• _SHORT PROBLEM_
Exactly repeat the material, dropping only the pictures.
### SUPPLIED DATA ###
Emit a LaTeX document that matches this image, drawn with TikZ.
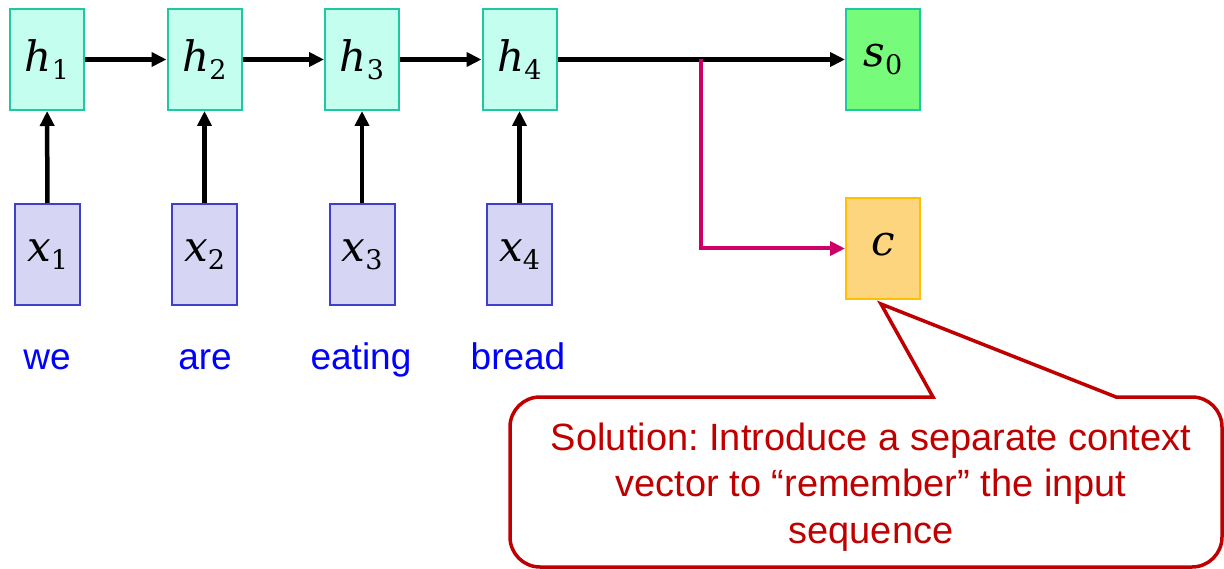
\documentclass[tikz,border=0pt]{standalone}
\usepackage{fontspec}
\setmainfont{Liberation Sans}
\newfontfamily\symfont{DejaVu Serif}
\usetikzlibrary{arrows.meta}
\frenchspacing
\definecolor{hfill}{HTML}{C4FEEE}
\definecolor{hline}{HTML}{1FC8A0}
\definecolor{sfill}{HTML}{77FB7A}
\definecolor{xfill}{HTML}{D6D6F4}
\definecolor{xline}{HTML}{3F3FCF}
\definecolor{cfill}{HTML}{FDD57E}
\definecolor{cline}{HTML}{FFC000}
\definecolor{magline}{HTML}{CC0066}
\definecolor{wordblue}{HTML}{0000FF}
\definecolor{notered}{HTML}{C00000}
% italic variable with an upright subscript
\newcommand{\var}[2]{{\symfont\fontsize{42}{46}\selectfont\itshape #1}\raisebox{-8pt}{\symfont\fontsize{27}{30}\selectfont #2}}
\begin{document}
\begin{tikzpicture}[x=1pt,y=-1pt,
  cell/.style={draw,line width=2pt,inner sep=0pt,minimum width=74pt,minimum height=101pt},
  hidden/.style={cell,fill=hfill,draw=hline},
  input/.style={cell,fill=xfill,draw=xline,minimum width=65pt},
  state/.style={cell,fill=sfill,draw=hline},
  context/.style={cell,fill=cfill,draw=cline},
  word/.style={text=wordblue,anchor=base,font=\fontsize{37}{44}\selectfont},
  arr/.style={line width=4.5pt,-{Triangle[length=15pt,width=14pt]}},
  magarr/.style={arr,draw=magline,line width=4pt}]
\useasboundingbox (0,0) rectangle (1224,569);

% encoder hidden states
\node[hidden] (h1) at (47,59.5) {\var{h}{1}};
\node[hidden] (h2) at (204.5,59.5) {\var{h}{2}};
\node[hidden] (h3) at (362,59.5) {\var{h}{3}};
\node[hidden] (h4) at (519.5,59.5) {\var{h}{4}};

% inputs
\node[input] (x1) at (47.5,254.5) {\var{x}{1}};
\node[input] (x2) at (204.5,254.5) {\var{x}{2}};
\node[input] (x3) at (362,254.5) {\var{x}{3}};
\node[input] (x4) at (519.5,254.5) {\var{x}{4}};

% words
\node[word] (w1) at (47,370) {we};
\node[word] (w2) at (205,370) {are};
\node[word] (w3) at (361,370) {eating};
\node[word] (w4) at (518,370) {bread};

% decoder initial state and context vector
\node[state] (s0) at (883,59.5) {\var{s}{0}};
\node[context] (c) at (883,248.5) {\var{c}{}};

% connections
\foreach \i in {1,...,4} \draw[arr] (x\i) -- (h\i);
\draw[arr] (h1) -- (h2);
\draw[arr] (h2) -- (h3);
\draw[arr] (h3) -- (h4);
\draw[arr] (h4) -- (s0);
\coordinate (br) at (701,59.5);
\draw[magarr] (br) |- (c.west);

% callout
\coordinate (tip) at (881,304);
\draw[notered,line width=3.5pt,fill=white,line join=miter]
  (510,480) [rounded corners=30pt] -- (510,397) [sharp corners] -- (933,397)
  -- (tip) -- (1116,397) [rounded corners=30pt] -- (1222,397)
  -- (1222,567) -- (510,567) -- cycle;
\node[text=notered,align=center,font=\fontsize{38}{46.5}\selectfont] (note) at (871,487)
  {Solution: Introduce a separate context\\vector to “remember” the input\\sequence};
\end{tikzpicture}
\end{document}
###
• _CORRECT OUTPUT_
Emit a LaTeX document that matches this image, drawn with TikZ.
\documentclass[tikz,border=0pt]{standalone}
\usepackage{fontspec}
\setmainfont{Liberation Sans}
\newfontfamily\symfont{DejaVu Serif}
\usetikzlibrary{arrows.meta}
\frenchspacing
\definecolor{hfill}{HTML}{C4FEEE}
\definecolor{hline}{HTML}{1FC8A0}
\definecolor{sfill}{HTML}{77FB7A}
\definecolor{xfill}{HTML}{D6D6F4}
\definecolor{xline}{HTML}{3F3FCF}
\definecolor{cfill}{HTML}{FDD57E}
\definecolor{cline}{HTML}{FFC000}
\definecolor{magline}{HTML}{CC0066}
\definecolor{wordblue}{HTML}{0000FF}
\definecolor{notered}{HTML}{C00000}
% italic variable with an upright subscript
\newcommand{\var}[2]{{\symfont\fontsize{42}{46}\selectfont\itshape #1}\raisebox{-8pt}{\symfont\fontsize{27}{30}\selectfont #2}}
\begin{document}
\begin{tikzpicture}[x=1pt,y=-1pt,
  cell/.style={draw,line width=2pt,inner sep=0pt,minimum width=74pt,minimum height=101pt},
  hidden/.style={cell,fill=hfill,draw=hline},
  input/.style={cell,fill=xfill,draw=xline,minimum width=65pt},
  state/.style={cell,fill=sfill,draw=hline},
  context/.style={cell,fill=cfill,draw=cline},
  word/.style={text=wordblue,anchor=base,font=\fontsize{37}{44}\selectfont},
  arr/.style={line width=4.5pt,-{Triangle[length=15pt,width=14pt]}},
  magarr/.style={arr,draw=magline,line width=4pt}]
\useasboundingbox (0,0) rectangle (1224,569);

% encoder hidden states
\node[hidden] (h1) at (47,59.5) {\var{h}{1}};
\node[hidden] (h2) at (204.5,59.5) {\var{h}{2}};
\node[hidden] (h3) at (362,59.5) {\var{h}{3}};
\node[hidden] (h4) at (519.5,59.5) {\var{h}{4}};

% inputs
\node[input] (x1) at (47.5,254.5) {\var{x}{1}};
\node[input] (x2) at (204.5,254.5) {\var{x}{2}};
\node[input] (x3) at (362,254.5) {\var{x}{3}};
\node[input] (x4) at (519.5,254.5) {\var{x}{4}};

% words
\node[word] (w1) at (47,370) {we};
\node[word] (w2) at (205,370) {are};
\node[word] (w3) at (361,370) {eating};
\node[word] (w4) at (518,370) {bread};

% decoder initial state and context vector
\node[state] (s0) at (883,59.5) {\var{s}{0}};
\node[context] (c) at (883,248.5) {\var{c}{}};

% connections
\foreach \i in {1,...,4} \draw[arr] (x\i) -- (h\i);
\draw[arr] (h1) -- (h2);
\draw[arr] (h2) -- (h3);
\draw[arr] (h3) -- (h4);
\draw[arr] (h4) -- (s0);
\coordinate (br) at (701,59.5);
\draw[magarr] (br) |- (c.west);

% callout
\coordinate (tip) at (881,304);
\draw[notered,line width=3.5pt,fill=white,line join=miter]
  (510,480) [rounded corners=30pt] -- (510,397) [sharp corners] -- (933,397)
  -- (tip) -- (1116,397) [rounded corners=30pt] -- (1222,397)
  -- (1222,567) -- (510,567) -- cycle;
\node[text=notered,align=center,font=\fontsize{38}{46.5}\selectfont] (note) at (871,487)
  {Solution: Introduce a separate context\\vector to “remember” the input\\sequence};
\end{tikzpicture}
\end{document}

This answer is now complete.